### Raw data
○ ○ ○ ○

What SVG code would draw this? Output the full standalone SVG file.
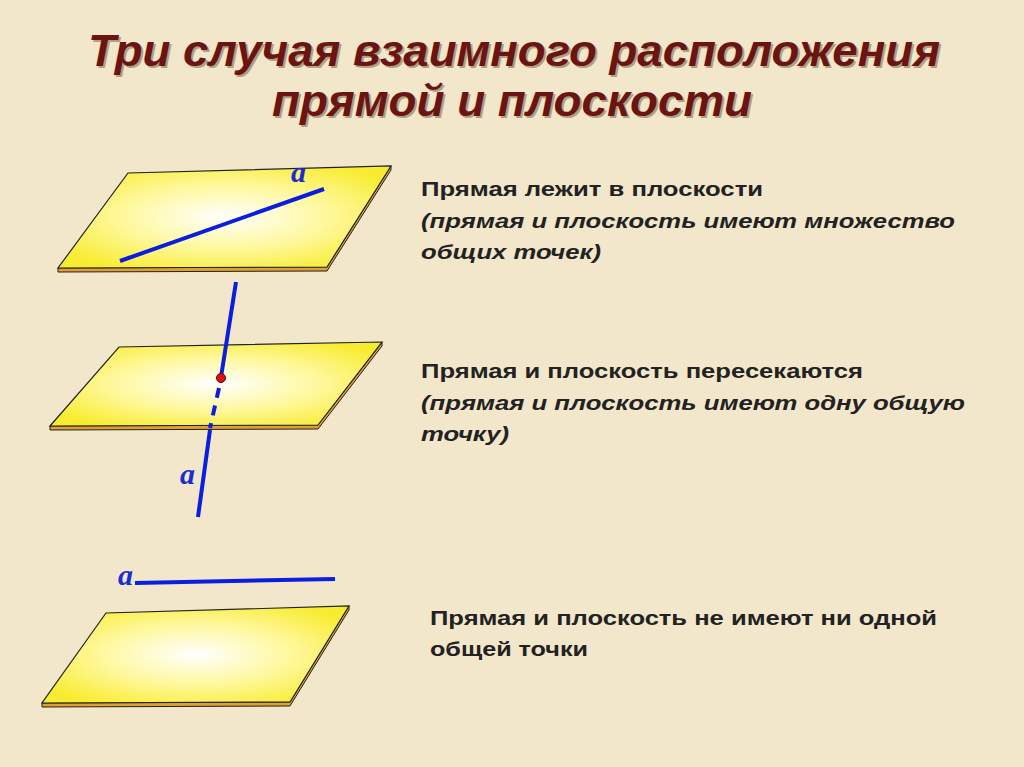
<svg xmlns="http://www.w3.org/2000/svg" width="1024" height="767" viewBox="0 0 1024 767">
<style>
.t{font-family:"Liberation Sans",Arial,sans-serif;font-weight:bold;font-style:italic;font-size:44px;fill:#6b1414}
.ts{font-family:"Liberation Sans",Arial,sans-serif;font-weight:bold;font-style:italic;font-size:44px;fill:#b0a080}
.b{font-family:"Liberation Sans",Arial,sans-serif;font-weight:bold;font-size:21px;fill:#222}
.bi{font-style:italic}
.lab{font-family:"Liberation Serif","Times New Roman",serif;font-weight:bold;font-style:italic;font-size:30px;fill:#1a2ed0}
.pl{fill:url(#g);stroke:#222;stroke-width:1.2}
.ed{fill:#e0a030;stroke:#222;stroke-width:1}
.ln{stroke:#0a1ee0;stroke-width:4;fill:none}
</style>
<defs>
<radialGradient id="g" cx="0.5" cy="0.5" r="0.6">
<stop offset="0" stop-color="#ffffff"/><stop offset="0.5" stop-color="#fff8a0"/><stop offset="1" stop-color="#f8ec30"/>
</radialGradient>
</defs>
<rect width="1024" height="767" fill="#f2e7cb"/>
<text class="ts" x="90" y="68" textLength="852" lengthAdjust="spacingAndGlyphs">Три случая взаимного расположения</text>
<text class="t" x="88" y="66" textLength="852" lengthAdjust="spacingAndGlyphs">Три случая взаимного расположения</text>
<text class="ts" x="274" y="118" textLength="480" lengthAdjust="spacingAndGlyphs">прямой и плоскости</text>
<text class="t" x="272" y="116" textLength="480" lengthAdjust="spacingAndGlyphs">прямой и плоскости</text>
<g id="plane1">
<polygon class="ed" points="58,268 327,267 391,166 391,170 327,271 58,272"/>
<polygon class="pl" points="128,173 391,166 327,267 58,268"/>
</g>
<g id="plane2">
<polygon class="ed" points="50,426 318,425 382,342 382,346 318,429 50,430"/>
<polygon class="pl" points="119,347 382,342 318,425 50,426"/>
</g>
<g id="plane3">
<polygon class="ed" points="42,703 290,702 349,606 349,610 290,706 42,707"/>
<polygon class="pl" points="106,613 349,606 290,702 42,703"/>
</g>
<g id="connectors">
<line class="ln" x1="120" y1="261" x2="324" y2="189"/>
<line class="ln" x1="236" y1="282" x2="221" y2="377"/>
<line class="ln" x1="219" y1="388" x2="210" y2="428" stroke-dasharray="10,8"/>
<line class="ln" x1="210" y1="430" x2="198" y2="517"/>
<circle cx="221" cy="378" r="4.5" fill="#e01010" stroke="#600" stroke-width="1"/>
<line class="ln" x1="135" y1="583" x2="335" y2="579"/>
</g>
<text class="lab" x="291" y="182">a</text>
<text class="lab" x="180" y="484">a</text>
<text class="lab" x="118" y="585">a</text>
<text class="b" x="421" y="196" textLength="342" lengthAdjust="spacingAndGlyphs">Прямая лежит в плоскости</text>
<text class="b bi" x="421" y="228" textLength="534" lengthAdjust="spacingAndGlyphs">(прямая и плоскость имеют множество</text>
<text class="b bi" x="421" y="259" textLength="180" lengthAdjust="spacingAndGlyphs">общих точек)</text>
<text class="b" x="421" y="378" textLength="442" lengthAdjust="spacingAndGlyphs">Прямая и плоскость пересекаются</text>
<text class="b bi" x="421" y="410" textLength="544" lengthAdjust="spacingAndGlyphs">(прямая и плоскость имеют одну общую</text>
<text class="b bi" x="421" y="441" textLength="88" lengthAdjust="spacingAndGlyphs">точку)</text>
<text class="b" x="430" y="625" textLength="507" lengthAdjust="spacingAndGlyphs">Прямая и плоскость не имеют ни одной</text>
<text class="b" x="430" y="656" textLength="158" lengthAdjust="spacingAndGlyphs">общей точки</text>
</svg>
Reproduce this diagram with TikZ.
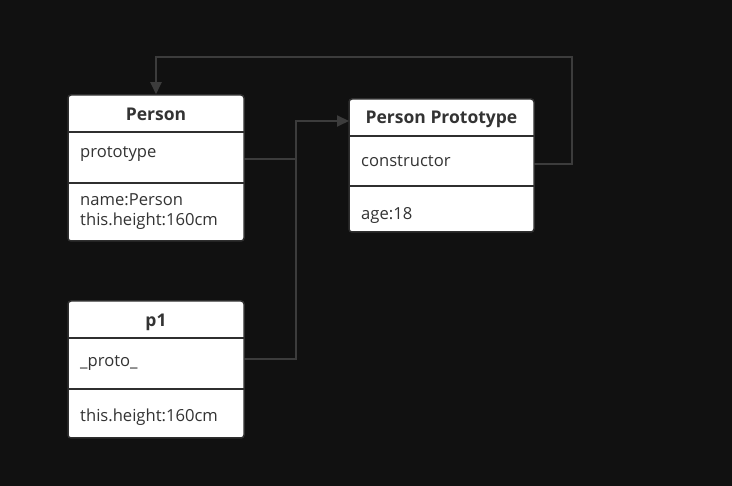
\documentclass[tikz,border=0pt]{standalone}
\usepackage{fontspec}
\setmainfont{Open Sans}
\usetikzlibrary{arrows.meta}
\definecolor{bg}{HTML}{111111}
\definecolor{ln}{HTML}{3C3C3C}
\definecolor{bd}{HTML}{2F2F2F}
\definecolor{tx}{HTML}{333333}
\tikzset{
  box/.style={draw=bd, line width=1.5pt, fill=white, rounded corners=3pt, inner sep=0pt},
  row/.style={inner sep=0pt, draw=none},
  div/.style={draw=bd, line width=2pt},
  title/.style={text=tx, font=\fontsize{17.5}{20}\selectfont\bfseries, inner sep=0pt},
  field/.style={text=tx, font=\fontsize{16.6}{20}\selectfont, inner sep=0pt, anchor=west, align=left},
  conn/.style={draw=ln, line width=2pt},
  tip/.style={-{Triangle[length=12pt,width=11pt]}}
}
\begin{document}
\begin{tikzpicture}[x=1pt,y=-1pt]
\fill[bg] (0,0) rectangle (732,486);
\useasboundingbox (0,0) rectangle (732,486);

% Person
\node[box, minimum width=176pt, minimum height=146pt] (person) at (156,168) {};
\draw[div] (68,132) -- (244,132);
\draw[div] (68,183) -- (244,183);
\node[title] (personT) at (156,114) {Person};
\node[row, minimum width=176pt, minimum height=51pt] (personRow) at (156,159) {};
\node[field] (personF1) at (80,154) {prototype};
\node[field] (personF2) at (80,212) {name:Person\\this.height:160cm};

% Person Prototype
\node[box, minimum width=185pt, minimum height=133pt] (proto) at (441.5,165.5) {};
\draw[div] (349,136) -- (534,136);
\draw[div] (349,186) -- (534,186);
\node[title] (protoT) at (441.5,119) {Person Prototype};
\node[row, minimum width=185pt, minimum height=50pt] (protoRow) at (441.5,164) {};
\node[field] (protoF1) at (361,161) {constructor};
\node[field] (protoF2) at (361,215) {age:18};

% p1
\node[box, minimum width=176pt, minimum height=137pt] (p1) at (156,369.5) {};
\draw[div] (68,338) -- (244,338);
\draw[div] (68,389) -- (244,389);
\node[title] (p1T) at (156,322) {p1};
\node[row, minimum width=176pt, minimum height=51pt] (p1Row) at (156,359) {};
\node[field] (p1F1) at (80,363) {\_proto\_};
\node[field] (p1F2) at (80,417) {this.height:160cm};

% connector helpers
\coordinate (jx) at (296,0);
\coordinate (rx) at (572,0);
\coordinate (ty) at (0,57);
\coordinate (pin) at (349,121);

% connectors
\draw[conn, tip] (personRow.east) -- (jx |- personRow.east) -- (jx |- pin) -- (pin);
\draw[conn] (p1Row.east) -- (jx |- p1Row.east) -- (jx |- personRow.east);
\draw[conn, tip] (protoRow.east) -- (rx |- protoRow.east) -- (rx |- ty) -- (person.north |- ty) -- (person.north);
\end{tikzpicture}
\end{document}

○ ○ ○ ○

### The task
Do not include the images; transcribe the rest of the listing exactly.

### Result for this task
What SVG code would draw this? Output the full standalone SVG file.
<svg xmlns="http://www.w3.org/2000/svg" width="1024" height="767" viewBox="0 0 1024 767">
<style>
.t{font-family:"Liberation Sans",Arial,sans-serif;font-weight:bold;font-style:italic;font-size:44px;fill:#6b1414}
.ts{font-family:"Liberation Sans",Arial,sans-serif;font-weight:bold;font-style:italic;font-size:44px;fill:#b0a080}
.b{font-family:"Liberation Sans",Arial,sans-serif;font-weight:bold;font-size:21px;fill:#222}
.bi{font-style:italic}
.lab{font-family:"Liberation Serif","Times New Roman",serif;font-weight:bold;font-style:italic;font-size:30px;fill:#1a2ed0}
.pl{fill:url(#g);stroke:#222;stroke-width:1.2}
.ed{fill:#e0a030;stroke:#222;stroke-width:1}
.ln{stroke:#0a1ee0;stroke-width:4;fill:none}
</style>
<defs>
<radialGradient id="g" cx="0.5" cy="0.5" r="0.6">
<stop offset="0" stop-color="#ffffff"/><stop offset="0.5" stop-color="#fff8a0"/><stop offset="1" stop-color="#f8ec30"/>
</radialGradient>
</defs>
<rect width="1024" height="767" fill="#f2e7cb"/>
<text class="ts" x="90" y="68" textLength="852" lengthAdjust="spacingAndGlyphs">Три случая взаимного расположения</text>
<text class="t" x="88" y="66" textLength="852" lengthAdjust="spacingAndGlyphs">Три случая взаимного расположения</text>
<text class="ts" x="274" y="118" textLength="480" lengthAdjust="spacingAndGlyphs">прямой и плоскости</text>
<text class="t" x="272" y="116" textLength="480" lengthAdjust="spacingAndGlyphs">прямой и плоскости</text>
<g id="plane1">
<polygon class="ed" points="58,268 327,267 391,166 391,170 327,271 58,272"/>
<polygon class="pl" points="128,173 391,166 327,267 58,268"/>
</g>
<g id="plane2">
<polygon class="ed" points="50,426 318,425 382,342 382,346 318,429 50,430"/>
<polygon class="pl" points="119,347 382,342 318,425 50,426"/>
</g>
<g id="plane3">
<polygon class="ed" points="42,703 290,702 349,606 349,610 290,706 42,707"/>
<polygon class="pl" points="106,613 349,606 290,702 42,703"/>
</g>
<g id="connectors">
<line class="ln" x1="120" y1="261" x2="324" y2="189"/>
<line class="ln" x1="236" y1="282" x2="221" y2="377"/>
<line class="ln" x1="219" y1="388" x2="210" y2="428" stroke-dasharray="10,8"/>
<line class="ln" x1="210" y1="430" x2="198" y2="517"/>
<circle cx="221" cy="378" r="4.5" fill="#e01010" stroke="#600" stroke-width="1"/>
<line class="ln" x1="135" y1="583" x2="335" y2="579"/>
</g>
<text class="lab" x="291" y="182">a</text>
<text class="lab" x="180" y="484">a</text>
<text class="lab" x="118" y="585">a</text>
<text class="b" x="421" y="196" textLength="342" lengthAdjust="spacingAndGlyphs">Прямая лежит в плоскости</text>
<text class="b bi" x="421" y="228" textLength="534" lengthAdjust="spacingAndGlyphs">(прямая и плоскость имеют множество</text>
<text class="b bi" x="421" y="259" textLength="180" lengthAdjust="spacingAndGlyphs">общих точек)</text>
<text class="b" x="421" y="378" textLength="442" lengthAdjust="spacingAndGlyphs">Прямая и плоскость пересекаются</text>
<text class="b bi" x="421" y="410" textLength="544" lengthAdjust="spacingAndGlyphs">(прямая и плоскость имеют одну общую</text>
<text class="b bi" x="421" y="441" textLength="88" lengthAdjust="spacingAndGlyphs">точку)</text>
<text class="b" x="430" y="625" textLength="507" lengthAdjust="spacingAndGlyphs">Прямая и плоскость не имеют ни одной</text>
<text class="b" x="430" y="656" textLength="158" lengthAdjust="spacingAndGlyphs">общей точки</text>
</svg>
Reproduce this diagram with TikZ.
\documentclass[tikz,border=0pt]{standalone}
\usepackage{fontspec}
\setmainfont{Open Sans}
\usetikzlibrary{arrows.meta}
\definecolor{bg}{HTML}{111111}
\definecolor{ln}{HTML}{3C3C3C}
\definecolor{bd}{HTML}{2F2F2F}
\definecolor{tx}{HTML}{333333}
\tikzset{
  box/.style={draw=bd, line width=1.5pt, fill=white, rounded corners=3pt, inner sep=0pt},
  row/.style={inner sep=0pt, draw=none},
  div/.style={draw=bd, line width=2pt},
  title/.style={text=tx, font=\fontsize{17.5}{20}\selectfont\bfseries, inner sep=0pt},
  field/.style={text=tx, font=\fontsize{16.6}{20}\selectfont, inner sep=0pt, anchor=west, align=left},
  conn/.style={draw=ln, line width=2pt},
  tip/.style={-{Triangle[length=12pt,width=11pt]}}
}
\begin{document}
\begin{tikzpicture}[x=1pt,y=-1pt]
\fill[bg] (0,0) rectangle (732,486);
\useasboundingbox (0,0) rectangle (732,486);

% Person
\node[box, minimum width=176pt, minimum height=146pt] (person) at (156,168) {};
\draw[div] (68,132) -- (244,132);
\draw[div] (68,183) -- (244,183);
\node[title] (personT) at (156,114) {Person};
\node[row, minimum width=176pt, minimum height=51pt] (personRow) at (156,159) {};
\node[field] (personF1) at (80,154) {prototype};
\node[field] (personF2) at (80,212) {name:Person\\this.height:160cm};

% Person Prototype
\node[box, minimum width=185pt, minimum height=133pt] (proto) at (441.5,165.5) {};
\draw[div] (349,136) -- (534,136);
\draw[div] (349,186) -- (534,186);
\node[title] (protoT) at (441.5,119) {Person Prototype};
\node[row, minimum width=185pt, minimum height=50pt] (protoRow) at (441.5,164) {};
\node[field] (protoF1) at (361,161) {constructor};
\node[field] (protoF2) at (361,215) {age:18};

% p1
\node[box, minimum width=176pt, minimum height=137pt] (p1) at (156,369.5) {};
\draw[div] (68,338) -- (244,338);
\draw[div] (68,389) -- (244,389);
\node[title] (p1T) at (156,322) {p1};
\node[row, minimum width=176pt, minimum height=51pt] (p1Row) at (156,359) {};
\node[field] (p1F1) at (80,363) {\_proto\_};
\node[field] (p1F2) at (80,417) {this.height:160cm};

% connector helpers
\coordinate (jx) at (296,0);
\coordinate (rx) at (572,0);
\coordinate (ty) at (0,57);
\coordinate (pin) at (349,121);

% connectors
\draw[conn, tip] (personRow.east) -- (jx |- personRow.east) -- (jx |- pin) -- (pin);
\draw[conn] (p1Row.east) -- (jx |- p1Row.east) -- (jx |- personRow.east);
\draw[conn, tip] (protoRow.east) -- (rx |- protoRow.east) -- (rx |- ty) -- (person.north |- ty) -- (person.north);
\end{tikzpicture}
\end{document}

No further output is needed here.